Opinion writer

Is there a single person anywhere who believes President Trump’s laughably insincere attempt to walk back his disastrous news conference with Russian President Vladimir Putin?

We’ve seen this scenario before: Trump says something appalling; his aides scramble to convince him that he needs to do damage control; he reluctantly agrees to read a prepared statement doing so; then soon after he reverses himself, insisting that what he said originally was correct.

In this case, it was his statement in Helsinki, as Putin smirked next to him, that when American officials told him about Russian interference in the 2016 election, “They said they think it’s Russia. I have President Putin; he just said it’s not Russia. I will say this: I don’t see any reason why it would be.” So here is how Trump’s advisers convinced him to try to do damage control:

It should have been obvious — I thought it would be obvious — but I would like to clarify, just in case it wasn’t. In a key sentence in my remarks, I said the word “would” instead of “wouldn’t.” The sentence should have been: I don’t see any reason why I wouldn’t — or why it wouldn’t be Russia. So just to repeat it, I said the word “would” instead of “wouldn’’t.” And the sentence should have been — and I thought it would be maybe a little bit unclear on the transcript or unclear on the actual video — the sentence should have been: I don’t see any reason why it wouldn’t be Russia. Sort of a double negative.
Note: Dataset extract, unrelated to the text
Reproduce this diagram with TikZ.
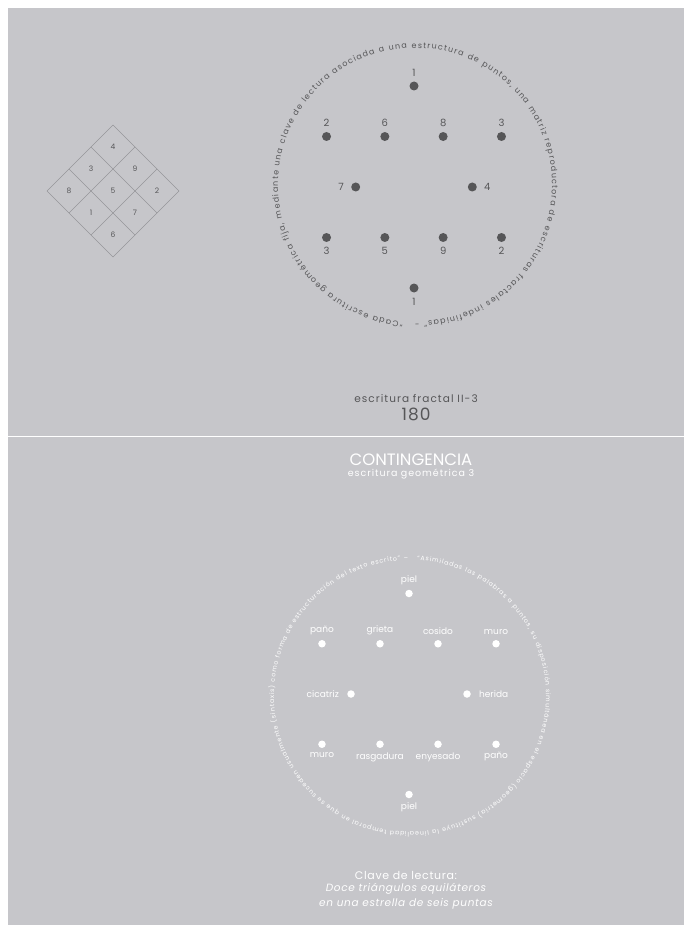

What led to this absurd excuse? Let’s round up what the reporting from inside the White House is telling us:

  • The Washington Post: “Inside the White House, aides largely retreated to grim silence after Helsinki. ‘Folks a little freaked out today,’ a Republican operative in frequent touch with the administration wrote in a text message Tuesday. ‘Almost like Zombies about how bad this was.’ “
  • The Daily Beast: “[Trump] stewed and dug in his heels for hours, resenting that he was widely portrayed as ‘weak’ and having been ‘played’ by Russian President Vladimir Putin, and that he wasn’t getting the kudos he felt he deserved.”
  • Vanity Fair: “Chief of Staff John Kelly was irate. According to a source, he told Trump it would make things worse for him with Robert Mueller. He also exerted pressure to try to get the president to walk back his remarks. According to three sources familiar with the situation, Kelly called around to Republicans on Capitol Hill and gave them the go-ahead to speak out against Trump.”
  • The New York Times: “Now, Mr. Trump’s aides fear the worst is still to come. If the past is any guide, they said privately, Mr. Trump will spend the coming days digesting the continuing fallout from his encounter with Mr. Putin, and he will look for someone other than himself to blame.”

We should also note that even as he was professing to support the universal conclusion that Russia interfered in the election, Trump cast doubt on it:

I have felt very strongly that, while Russia’s actions had no impact at all on the outcome of the election, let me be totally clear in saying that — and I’ve said this many times — I accept our intelligence community’s conclusion that Russia’s meddling in the 2016 election took place. Could be other people also; there’s a lot of people out there. There was no collusion at all. And people have seen that, and they’ve seen that strongly.

“Could be other people also.” He just couldn’t help himself. He also crossed out a line in his prepared statement saying that those involved in meddling should be brought to justice, and scribbled in “THERE WAS NO COLUSION.” Perhaps bringing people to justice for matters having to do with Russia isn’t something he’s too keen on right about now.

So there isn’t any mystery about what Trump really thinks, and his supporters have clearly gotten the message. In a Reuters-Ipsos poll taken after Helsinki, only 1 in 3 Republicans said they believed Russia tried to influence the 2016 election.

Did Trump wake up this morning and take to Twitter to salve the wound to his ego he feels whenever he’s forced to read something he doesn’t believe? You bet he did:

So to review: The Helsinki news conference was a huge success, even though he said the opposite of what he meant on the most important question, which caused his own staff to freak out and led to more criticism from within his own party than for anything since that time he got caught bragging about his ability to sexually assault women with impunity, but actually everyone loved it. Got that?

Given what experience has taught us about Trump’s fragile psyche, in the coming days we’ll see Trump lashing out at Mueller and his investigation, as though it’s more obvious than ever that the whole thing is just one giant witch hunt. Because after all, how could anyone possibly believe that Trump or those who worked for him could be guilty of any wrongdoing related to Russia? It’s a crazy idea.